Additionally, committed to the advancement of Caribbean, African and Asian youth – locally, nationally, and internationally, Trishauna has designed and taught original courses and mentorship programmes. Her service in teaching and mentoring spans almost-a-decade. Further, independent systems of education and media, developed by Trishauna, serve to equip Global South diaspora communities with combative vigour and the momentum to dismantle structural inequality, non-representation, disconnectedness, and dispossession.
Trishauna also possesses a wealth of writing experience and is the author of a forthcoming historical biographical narrative on the life of a British-Jamaican (Jamaican-born) social justice campaigner.

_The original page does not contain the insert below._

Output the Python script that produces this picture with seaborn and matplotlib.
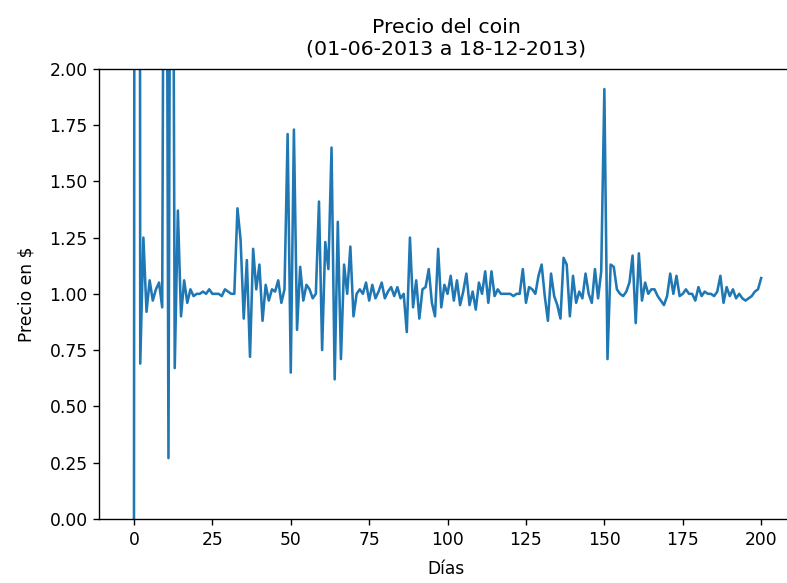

Through her experimentations with new practises of seeing diasporic life, in this work, she is able to uncover the movement towards unifying British-Caribbean communities via the creation of educational, social, healthcare and cultural institutions/spaces.
Trishauna encountered the work of Stuart Hall at A Level, beginning with Reception Theory. The work of Hall has supported Trishauna’s; progression along academic paths, her engagement with conceptualisations of Caribbean cultural and diaspora identity, and desire to write back from a position of dis- and mis- placement. Hall is one of Trishauna’s intellectual inspirations and thus, being a Stuart Hall Scholar/Fellow provides a personal arrival at a key position of academic fulfilment – she celebrates the formal academic alignment of her work with the work and values of Hall. Trishauna aims honour the work of generations before, determined to inspire those to come.